Write out the material exactly, without any of its pictures.

Source excerpt -
--- Begin ---

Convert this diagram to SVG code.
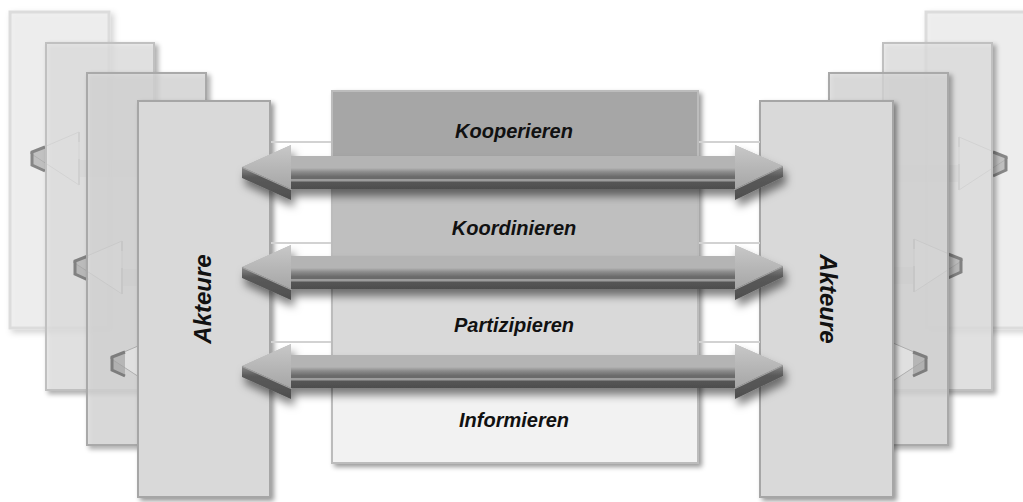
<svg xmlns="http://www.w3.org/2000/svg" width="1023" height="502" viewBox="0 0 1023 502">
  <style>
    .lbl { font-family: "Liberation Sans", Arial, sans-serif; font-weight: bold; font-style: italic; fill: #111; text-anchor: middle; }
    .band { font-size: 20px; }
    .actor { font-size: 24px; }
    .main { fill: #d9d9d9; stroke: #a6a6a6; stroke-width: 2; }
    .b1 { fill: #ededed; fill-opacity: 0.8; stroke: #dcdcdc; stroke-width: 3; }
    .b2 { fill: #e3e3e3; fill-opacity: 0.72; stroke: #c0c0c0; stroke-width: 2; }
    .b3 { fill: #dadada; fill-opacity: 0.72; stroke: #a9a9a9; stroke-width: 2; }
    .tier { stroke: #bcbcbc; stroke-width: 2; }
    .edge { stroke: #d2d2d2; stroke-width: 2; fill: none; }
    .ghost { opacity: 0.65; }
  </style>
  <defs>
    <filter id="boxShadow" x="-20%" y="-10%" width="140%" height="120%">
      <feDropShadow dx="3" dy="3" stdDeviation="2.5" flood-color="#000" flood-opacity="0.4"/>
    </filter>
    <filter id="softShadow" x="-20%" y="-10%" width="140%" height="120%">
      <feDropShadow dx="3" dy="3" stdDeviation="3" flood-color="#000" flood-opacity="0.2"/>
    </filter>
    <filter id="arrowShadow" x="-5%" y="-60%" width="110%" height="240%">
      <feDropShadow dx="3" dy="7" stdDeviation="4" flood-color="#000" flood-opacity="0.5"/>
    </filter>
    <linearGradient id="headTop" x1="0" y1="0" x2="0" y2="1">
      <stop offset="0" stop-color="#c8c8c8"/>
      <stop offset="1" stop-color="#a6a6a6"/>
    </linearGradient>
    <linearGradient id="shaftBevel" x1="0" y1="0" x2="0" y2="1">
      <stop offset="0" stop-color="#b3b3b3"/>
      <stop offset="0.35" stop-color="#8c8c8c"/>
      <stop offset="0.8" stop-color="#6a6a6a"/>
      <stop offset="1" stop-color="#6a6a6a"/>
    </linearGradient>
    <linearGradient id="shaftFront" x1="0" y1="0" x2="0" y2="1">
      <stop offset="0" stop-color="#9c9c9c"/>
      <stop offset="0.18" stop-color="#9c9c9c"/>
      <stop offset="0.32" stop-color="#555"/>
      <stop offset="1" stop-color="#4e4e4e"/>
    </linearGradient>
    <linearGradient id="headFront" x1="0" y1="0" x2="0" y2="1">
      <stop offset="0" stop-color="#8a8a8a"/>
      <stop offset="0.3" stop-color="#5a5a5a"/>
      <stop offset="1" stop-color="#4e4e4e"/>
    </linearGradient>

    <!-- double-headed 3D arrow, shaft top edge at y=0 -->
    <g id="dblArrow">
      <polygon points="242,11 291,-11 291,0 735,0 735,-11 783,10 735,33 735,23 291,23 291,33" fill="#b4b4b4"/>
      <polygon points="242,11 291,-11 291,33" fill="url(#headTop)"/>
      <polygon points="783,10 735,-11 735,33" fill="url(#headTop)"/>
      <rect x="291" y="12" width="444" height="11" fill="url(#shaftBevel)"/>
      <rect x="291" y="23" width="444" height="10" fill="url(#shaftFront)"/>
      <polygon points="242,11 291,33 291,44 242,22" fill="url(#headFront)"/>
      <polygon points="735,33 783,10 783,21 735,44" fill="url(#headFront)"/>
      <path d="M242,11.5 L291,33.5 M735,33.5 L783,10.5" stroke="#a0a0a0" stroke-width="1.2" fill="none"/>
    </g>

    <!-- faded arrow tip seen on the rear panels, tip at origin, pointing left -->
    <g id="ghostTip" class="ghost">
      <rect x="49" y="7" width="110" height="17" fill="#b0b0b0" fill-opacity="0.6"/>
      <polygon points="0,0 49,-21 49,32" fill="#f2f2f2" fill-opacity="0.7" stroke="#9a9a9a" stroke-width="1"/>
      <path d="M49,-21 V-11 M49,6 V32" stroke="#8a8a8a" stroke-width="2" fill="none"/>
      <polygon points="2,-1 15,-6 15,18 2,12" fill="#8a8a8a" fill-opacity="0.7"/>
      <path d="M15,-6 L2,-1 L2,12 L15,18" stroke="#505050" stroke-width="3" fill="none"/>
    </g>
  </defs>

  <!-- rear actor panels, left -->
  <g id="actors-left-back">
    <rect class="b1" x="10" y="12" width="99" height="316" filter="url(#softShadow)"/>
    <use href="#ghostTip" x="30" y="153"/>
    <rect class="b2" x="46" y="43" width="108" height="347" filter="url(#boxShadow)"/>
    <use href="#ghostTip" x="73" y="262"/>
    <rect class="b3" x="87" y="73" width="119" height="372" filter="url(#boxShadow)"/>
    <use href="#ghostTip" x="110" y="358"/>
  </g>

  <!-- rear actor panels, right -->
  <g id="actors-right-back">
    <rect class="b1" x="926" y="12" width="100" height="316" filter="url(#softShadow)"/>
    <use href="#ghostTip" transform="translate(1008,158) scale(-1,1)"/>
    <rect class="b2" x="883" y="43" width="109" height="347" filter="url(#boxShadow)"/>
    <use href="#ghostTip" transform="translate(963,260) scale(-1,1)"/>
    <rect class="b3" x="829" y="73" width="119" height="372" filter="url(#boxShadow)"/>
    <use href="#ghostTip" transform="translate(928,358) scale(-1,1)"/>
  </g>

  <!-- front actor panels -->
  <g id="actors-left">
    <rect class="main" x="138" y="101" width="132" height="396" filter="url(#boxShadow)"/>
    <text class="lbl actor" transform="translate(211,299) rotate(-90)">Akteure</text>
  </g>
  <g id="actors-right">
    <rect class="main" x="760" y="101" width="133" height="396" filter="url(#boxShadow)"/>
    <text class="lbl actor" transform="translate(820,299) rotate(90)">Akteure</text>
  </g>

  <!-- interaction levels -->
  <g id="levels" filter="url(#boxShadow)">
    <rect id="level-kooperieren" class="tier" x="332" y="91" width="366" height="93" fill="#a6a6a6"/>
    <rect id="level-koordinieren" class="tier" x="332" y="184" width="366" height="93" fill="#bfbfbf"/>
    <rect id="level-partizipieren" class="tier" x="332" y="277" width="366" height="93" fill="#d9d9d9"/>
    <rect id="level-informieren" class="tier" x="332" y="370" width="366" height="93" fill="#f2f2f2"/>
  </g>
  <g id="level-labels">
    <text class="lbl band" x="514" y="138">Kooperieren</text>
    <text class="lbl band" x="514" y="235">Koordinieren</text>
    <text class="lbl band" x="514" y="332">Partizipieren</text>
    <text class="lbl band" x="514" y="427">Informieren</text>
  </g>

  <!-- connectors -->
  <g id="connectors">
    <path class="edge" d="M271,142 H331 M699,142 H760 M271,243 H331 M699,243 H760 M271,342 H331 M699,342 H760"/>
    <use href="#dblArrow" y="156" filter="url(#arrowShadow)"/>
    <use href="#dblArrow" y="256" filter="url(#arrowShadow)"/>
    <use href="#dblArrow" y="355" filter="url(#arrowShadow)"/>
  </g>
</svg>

--- End ---

Complete answer -
Convert this diagram to SVG code.
<svg xmlns="http://www.w3.org/2000/svg" width="1023" height="502" viewBox="0 0 1023 502">
  <style>
    .lbl { font-family: "Liberation Sans", Arial, sans-serif; font-weight: bold; font-style: italic; fill: #111; text-anchor: middle; }
    .band { font-size: 20px; }
    .actor { font-size: 24px; }
    .main { fill: #d9d9d9; stroke: #a6a6a6; stroke-width: 2; }
    .b1 { fill: #ededed; fill-opacity: 0.8; stroke: #dcdcdc; stroke-width: 3; }
    .b2 { fill: #e3e3e3; fill-opacity: 0.72; stroke: #c0c0c0; stroke-width: 2; }
    .b3 { fill: #dadada; fill-opacity: 0.72; stroke: #a9a9a9; stroke-width: 2; }
    .tier { stroke: #bcbcbc; stroke-width: 2; }
    .edge { stroke: #d2d2d2; stroke-width: 2; fill: none; }
    .ghost { opacity: 0.65; }
  </style>
  <defs>
    <filter id="boxShadow" x="-20%" y="-10%" width="140%" height="120%">
      <feDropShadow dx="3" dy="3" stdDeviation="2.5" flood-color="#000" flood-opacity="0.4"/>
    </filter>
    <filter id="softShadow" x="-20%" y="-10%" width="140%" height="120%">
      <feDropShadow dx="3" dy="3" stdDeviation="3" flood-color="#000" flood-opacity="0.2"/>
    </filter>
    <filter id="arrowShadow" x="-5%" y="-60%" width="110%" height="240%">
      <feDropShadow dx="3" dy="7" stdDeviation="4" flood-color="#000" flood-opacity="0.5"/>
    </filter>
    <linearGradient id="headTop" x1="0" y1="0" x2="0" y2="1">
      <stop offset="0" stop-color="#c8c8c8"/>
      <stop offset="1" stop-color="#a6a6a6"/>
    </linearGradient>
    <linearGradient id="shaftBevel" x1="0" y1="0" x2="0" y2="1">
      <stop offset="0" stop-color="#b3b3b3"/>
      <stop offset="0.35" stop-color="#8c8c8c"/>
      <stop offset="0.8" stop-color="#6a6a6a"/>
      <stop offset="1" stop-color="#6a6a6a"/>
    </linearGradient>
    <linearGradient id="shaftFront" x1="0" y1="0" x2="0" y2="1">
      <stop offset="0" stop-color="#9c9c9c"/>
      <stop offset="0.18" stop-color="#9c9c9c"/>
      <stop offset="0.32" stop-color="#555"/>
      <stop offset="1" stop-color="#4e4e4e"/>
    </linearGradient>
    <linearGradient id="headFront" x1="0" y1="0" x2="0" y2="1">
      <stop offset="0" stop-color="#8a8a8a"/>
      <stop offset="0.3" stop-color="#5a5a5a"/>
      <stop offset="1" stop-color="#4e4e4e"/>
    </linearGradient>

    <!-- double-headed 3D arrow, shaft top edge at y=0 -->
    <g id="dblArrow">
      <polygon points="242,11 291,-11 291,0 735,0 735,-11 783,10 735,33 735,23 291,23 291,33" fill="#b4b4b4"/>
      <polygon points="242,11 291,-11 291,33" fill="url(#headTop)"/>
      <polygon points="783,10 735,-11 735,33" fill="url(#headTop)"/>
      <rect x="291" y="12" width="444" height="11" fill="url(#shaftBevel)"/>
      <rect x="291" y="23" width="444" height="10" fill="url(#shaftFront)"/>
      <polygon points="242,11 291,33 291,44 242,22" fill="url(#headFront)"/>
      <polygon points="735,33 783,10 783,21 735,44" fill="url(#headFront)"/>
      <path d="M242,11.5 L291,33.5 M735,33.5 L783,10.5" stroke="#a0a0a0" stroke-width="1.2" fill="none"/>
    </g>

    <!-- faded arrow tip seen on the rear panels, tip at origin, pointing left -->
    <g id="ghostTip" class="ghost">
      <rect x="49" y="7" width="110" height="17" fill="#b0b0b0" fill-opacity="0.6"/>
      <polygon points="0,0 49,-21 49,32" fill="#f2f2f2" fill-opacity="0.7" stroke="#9a9a9a" stroke-width="1"/>
      <path d="M49,-21 V-11 M49,6 V32" stroke="#8a8a8a" stroke-width="2" fill="none"/>
      <polygon points="2,-1 15,-6 15,18 2,12" fill="#8a8a8a" fill-opacity="0.7"/>
      <path d="M15,-6 L2,-1 L2,12 L15,18" stroke="#505050" stroke-width="3" fill="none"/>
    </g>
  </defs>

  <!-- rear actor panels, left -->
  <g id="actors-left-back">
    <rect class="b1" x="10" y="12" width="99" height="316" filter="url(#softShadow)"/>
    <use href="#ghostTip" x="30" y="153"/>
    <rect class="b2" x="46" y="43" width="108" height="347" filter="url(#boxShadow)"/>
    <use href="#ghostTip" x="73" y="262"/>
    <rect class="b3" x="87" y="73" width="119" height="372" filter="url(#boxShadow)"/>
    <use href="#ghostTip" x="110" y="358"/>
  </g>

  <!-- rear actor panels, right -->
  <g id="actors-right-back">
    <rect class="b1" x="926" y="12" width="100" height="316" filter="url(#softShadow)"/>
    <use href="#ghostTip" transform="translate(1008,158) scale(-1,1)"/>
    <rect class="b2" x="883" y="43" width="109" height="347" filter="url(#boxShadow)"/>
    <use href="#ghostTip" transform="translate(963,260) scale(-1,1)"/>
    <rect class="b3" x="829" y="73" width="119" height="372" filter="url(#boxShadow)"/>
    <use href="#ghostTip" transform="translate(928,358) scale(-1,1)"/>
  </g>

  <!-- front actor panels -->
  <g id="actors-left">
    <rect class="main" x="138" y="101" width="132" height="396" filter="url(#boxShadow)"/>
    <text class="lbl actor" transform="translate(211,299) rotate(-90)">Akteure</text>
  </g>
  <g id="actors-right">
    <rect class="main" x="760" y="101" width="133" height="396" filter="url(#boxShadow)"/>
    <text class="lbl actor" transform="translate(820,299) rotate(90)">Akteure</text>
  </g>

  <!-- interaction levels -->
  <g id="levels" filter="url(#boxShadow)">
    <rect id="level-kooperieren" class="tier" x="332" y="91" width="366" height="93" fill="#a6a6a6"/>
    <rect id="level-koordinieren" class="tier" x="332" y="184" width="366" height="93" fill="#bfbfbf"/>
    <rect id="level-partizipieren" class="tier" x="332" y="277" width="366" height="93" fill="#d9d9d9"/>
    <rect id="level-informieren" class="tier" x="332" y="370" width="366" height="93" fill="#f2f2f2"/>
  </g>
  <g id="level-labels">
    <text class="lbl band" x="514" y="138">Kooperieren</text>
    <text class="lbl band" x="514" y="235">Koordinieren</text>
    <text class="lbl band" x="514" y="332">Partizipieren</text>
    <text class="lbl band" x="514" y="427">Informieren</text>
  </g>

  <!-- connectors -->
  <g id="connectors">
    <path class="edge" d="M271,142 H331 M699,142 H760 M271,243 H331 M699,243 H760 M271,342 H331 M699,342 H760"/>
    <use href="#dblArrow" y="156" filter="url(#arrowShadow)"/>
    <use href="#dblArrow" y="256" filter="url(#arrowShadow)"/>
    <use href="#dblArrow" y="355" filter="url(#arrowShadow)"/>
  </g>
</svg>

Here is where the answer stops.